Tuesday, May 30, 2006

The Cost of Compulsion, the Value of Volunteers

This past weekend I had the privilege of addressing over two thousand homeschoolers in one place, at the 22nd Annual North Carolinians for Home Education Conference in Winston-Salem. As many as that is, and it is impressive to see, it is only a fraction of the groundswell that home education is in this state. If all the parents and children in the 34 thousand homeschooling families across North Carolina were gathered together, they would populate a city the size of Fayetteville. That is significant.

At the same time as that conference was opening, the General Assembly -- to be specific, the North Carolina House -- was filing a bill to raise the compulsory attendance age from 16 to 18 years old. The long session last year already passed a change to upgrade truancy from a Class 3 to a Class 1 misdemeanor, meaning penalties could reach six months imprisonment or could even be raised to the level of a felony. Playing hooky isn't what it once was.

There are careers based on the debates which these two philosophies represent, but I find it interesting that the proposed change in compulsory attendance -- wisely avoiding the phrase "compulsory education", by the way -- carries a price tag of $41 million for the 2006-2007 school year. I seriously doubt that a student who has thrown in the towel on his own education by age 16 is going to gain much more from sitting in school another two years.

On the other hand, parents who have volunteered to fund their own children's education, whether by homeschooling or enrolling them in private or religious academies, are saving taxpayers over $980 million per year, according to the state's Department of Administration, which oversees "non-public education" here. Those options are not only for the well-to-do, either; last year I spoke with the headmistress of a Christian school which charges less than $1800 per year for their students, and even less for members of the sponsoring church.

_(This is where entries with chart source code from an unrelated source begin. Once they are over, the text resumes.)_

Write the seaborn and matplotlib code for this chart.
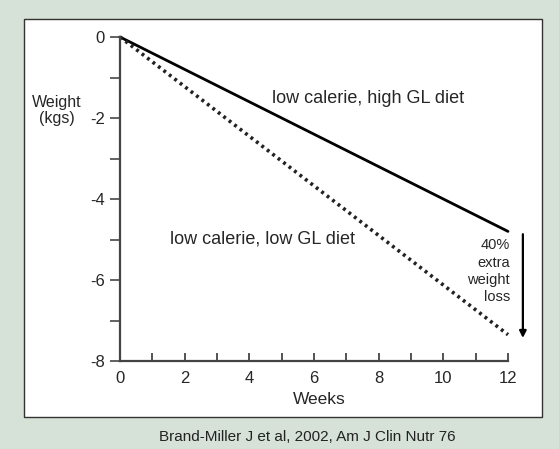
import pandas as pd
import matplotlib.pyplot as plt
import seaborn as sns
from matplotlib.patches import Rectangle

# Data

weeks = [0, 12]
high_gl = [0, -4.8]
low_gl = [0, -7.35]

high_label = "low calerie, high GL diet"
low_label = "low calerie, low GL diet"
caption = "Brand-Miller J et al, 2002, Am J Clin Nutr 76"

df = pd.DataFrame({"Weeks": weeks, "high": high_gl, "low": low_gl})

sns.set_style("white")
plt.rcParams["font.family"] = ["Liberation Sans", "DejaVu Sans"]

fig = plt.figure(figsize=(5.59, 4.49), dpi=100)
fig.patch.set_facecolor("#d6e1d7")

# white panel behind the plot
panel = Rectangle((24 / 559, 1 - 417 / 449), 518 / 559, 398 / 449,
                  transform=fig.transFigure, facecolor="white",
                  edgecolor="#333333", linewidth=1.0, zorder=-1)
fig.patches.append(panel)

ax = fig.add_axes([120 / 559, 1 - 361 / 449, 388 / 559, 324 / 449])
ax.set_zorder(1)
ax.set_facecolor("none")

sns.lineplot(data=df, x="Weeks", y="high", ax=ax, color="black",
             linewidth=2.0, clip_on=False)
sns.lineplot(data=df, x="Weeks", y="low", ax=ax, color="#222222",
             linewidth=2.6, linestyle=(0, (0.8, 1.1)), clip_on=False)

ax.set_xlim(0, 12)
ax.set_ylim(-8, 0)

ax.set_xticks(range(0, 13, 2))
ax.set_xticks(range(1, 13, 2), minor=True)
ax.set_yticks(range(-8, 1, 2))
ax.set_yticks(range(-7, 0, 2), minor=True)
ax.set_yticklabels([str(v) for v in range(-8, 1, 2)])

ax.tick_params(axis="x", which="both", bottom=True, direction="in",
               length=6, width=1.3, color="#444444", labelsize=12, pad=7)
ax.tick_params(axis="y", which="both", left=True, direction="out",
               length=7, width=1.3, color="#555555", labelsize=12, pad=4)

for side in ["top", "right"]:
    ax.spines[side].set_visible(False)
for side in ["left", "bottom"]:
    ax.spines[side].set_color("#444444")
    ax.spines[side].set_linewidth(1.6)

ax.set_xlabel("Weeks", fontsize=12.5)
ax.xaxis.set_label_coords(0.513, -0.097)
ax.set_ylabel("Weight\n(kgs)", fontsize=11.5, rotation=0,
              ha="center", va="center", linespacing=1.1)
ax.yaxis.set_label_coords(-0.162, 0.772)

ax.text(4.7, -1.63, high_label, fontsize=13, va="baseline")
ax.text(1.55, -5.09, low_label, fontsize=13, va="baseline")

# arrow showing the extra loss
ax.annotate("", xy=(12.46, low_gl[1] - 0.15), xytext=(12.46, high_gl[1]),
            arrowprops=dict(arrowstyle="-|>", color="black", lw=1.6,
                            mutation_scale=10),
            annotation_clip=False)
ax.text(12.06, -4.97, "40%\nextra\nweight\nloss", fontsize=10.5,
        ha="right", va="top", linespacing=1.3)

fig.text(307 / 559, 1 - 437 / 449, caption, fontsize=11,
         color="#222222", ha="center", va="center")

plt.savefig("out.png", dpi=100, facecolor=fig.get_facecolor())
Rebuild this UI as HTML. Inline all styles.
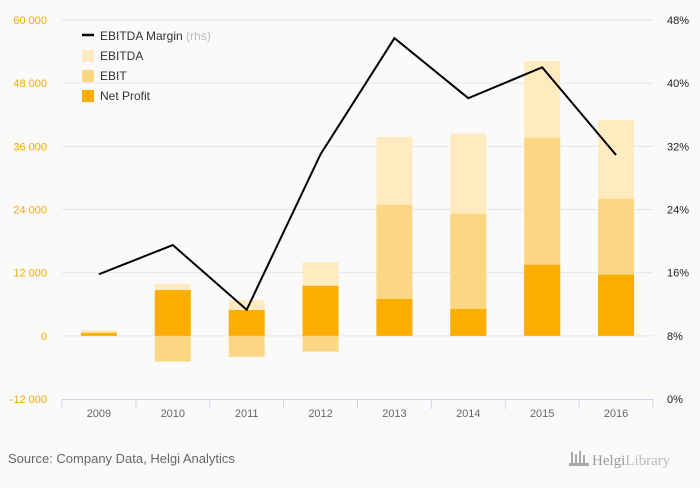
<!DOCTYPE html>
<html><head><meta charset="utf-8"><style>
html,body{margin:0;padding:0;background:#fafafa;}
body{width:700px;height:483px;overflow:hidden;font-family:"Liberation Sans",sans-serif;}
svg text{font-family:"Liberation Sans",sans-serif;}
</style></head><body>
<svg id="chart" width="700" height="483" xmlns="http://www.w3.org/2000/svg">
<rect width="700" height="483" fill="#fafafa"/>
<g id="grid"></g>
<g id="bars"></g>
<g id="line"></g>
<g id="axes"></g>
<g>
  <line x1="82" y1="35" x2="94" y2="35" stroke="#000" stroke-width="2.5"/>
  <text x="100" y="40" font-size="12" fill="#333">EBITDA Margin <tspan fill="#bbb">(rhs)</tspan></text>
  <rect x="82" y="50" width="12" height="12" fill="#ffebbf"/>
  <text x="100" y="60" font-size="12" fill="#333">EBITDA</text>
  <rect x="82" y="70" width="12" height="12" fill="#fcd783"/>
  <text x="100" y="80" font-size="12" fill="#333">EBIT</text>
  <rect x="82" y="90" width="12" height="12" fill="#f9ae00"/>
  <text x="100" y="100" font-size="12" fill="#333">Net Profit</text>
</g>
<text x="8" y="463" font-size="13" fill="#666">Source: Company Data, Helgi Analytics</text>
<g>
  <rect x="571" y="452" width="2" height="12" fill="#aaa"/><rect x="575" y="454" width="2" height="10" fill="#aaa"/><rect x="579" y="451" width="2" height="13" fill="#aaa"/><rect x="583" y="455" width="2" height="9" fill="#aaa"/>
  <rect x="569" y="463" width="20" height="3" fill="#aaa"/>
  <text x="592" y="465" font-size="15" fill="#999" font-family="Liberation Serif" style="font-family:'Liberation Serif',serif">Helgi<tspan fill="#bbb">Library</tspan></text>
</g>
</svg>
<script>
const categories=["2009","2010","2011","2012","2013","2014","2015","2016"];
const ebitda=[1100,9900,6800,14000,37800,38400,52200,41000];
const ebit=[700,-4900,-4000,-3000,24900,23200,37600,26000];
const netProfit=[500,8700,4900,9500,7000,5100,13500,11600];
const margin=[15.8,19.5,11.3,31.0,45.7,38.1,42.0,30.9];
const leftTicks=[-12000,0,12000,24000,36000,48000,60000];
const leftLabels=["-12 000","0","12 000","24 000","36 000","48 000","60 000"];
const rightTicks=[0,8,16,24,32,40,48];

const NS="http://www.w3.org/2000/svg";
const X0=62,X1=653,Y0=20,Y1=399;
const band=(X1-X0)/categories.length, bw=36;
function yL(v){return Y1-(v+12000)/72000*(Y1-Y0);}
function yR(v){return Y1-v/48*(Y1-Y0);}
function xC(i){return X0+band*(i+0.5);}
function mk(tag,attrs,parent){const e=document.createElementNS(NS,tag);for(const k in attrs)e.setAttribute(k,attrs[k]);parent.appendChild(e);return e;}
const grid=document.getElementById('grid'),bars=document.getElementById('bars'),line=document.getElementById('line'),axes=document.getElementById('axes');
leftTicks.forEach((t,i)=>{
  const y=yL(t);
  if(i>0){const g=mk('line',{x1:X0,x2:X1,y1:y,y2:y,stroke:'#e6e6e6','stroke-width':1},grid);
  
  }
  const tx=mk('text',{x:47,y:y+4,'text-anchor':'end','font-size':11,fill:'#f5a800'},axes);
  tx.textContent=leftLabels[i];
  
  
});
rightTicks.forEach(t=>{
  const tx=mk('text',{x:667,y:yR(t)+4,'font-size':11,fill:'#222'},axes);
  tx.textContent=t+'%';
  
  
});
const ax=mk('line',{x1:X0,x2:X1,y1:Y1+0.5,y2:Y1+0.5,stroke:'#ccd6eb'},axes);


for(let i=0;i<=categories.length;i++){
  const x=X0+band*i;
  const tk=mk('line',{x1:x,x2:x,y1:Y1,y2:Y1+10,stroke:'#ccd6eb'},axes);
  
  
}
categories.forEach((c,i)=>{
  const tx=mk('text',{x:xC(i),y:Y1+18,'text-anchor':'middle','font-size':11,fill:'#666'},axes);
  tx.textContent=c;
  
  
  [[ebitda,'#ffebbf','bar-ebitda'],[ebit,'#fcd783','bar-ebit'],[netProfit,'#f9ae00','bar-net-profit']].forEach(([arr,col,nm])=>{
    const v=arr[i],y=Math.min(yL(v),yL(0)),h=Math.abs(yL(v)-yL(0));
    const r=mk('rect',{x:xC(i)-bw/2,y:y,width:bw,height:h,fill:col},bars);
    
    
  });
});
const pl=mk('polyline',{points:margin.map((m,i)=>xC(i)+','+yR(m)).join(' '),fill:'none',stroke:'#000','stroke-width':2},line);


</script>
</body></html>
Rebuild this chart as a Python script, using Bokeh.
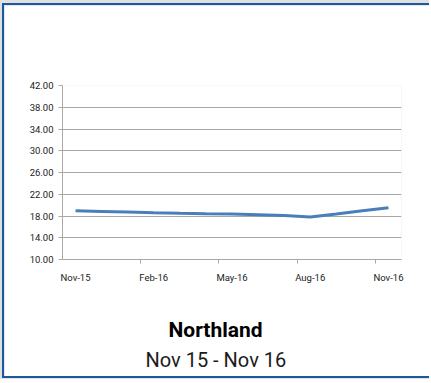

As I concluded an op-ed in Carolina Journal once, perhaps the state should be looking at ways to encourage more of these parents who are making the choice to direct their children's education and cover their own expenses. In a $7 billion education budget, $41 million just disappears; but in a state budget of $17 billion, a non-expenditure of nearly a billion simply because citizens exercise their freedom is an idea worth promoting.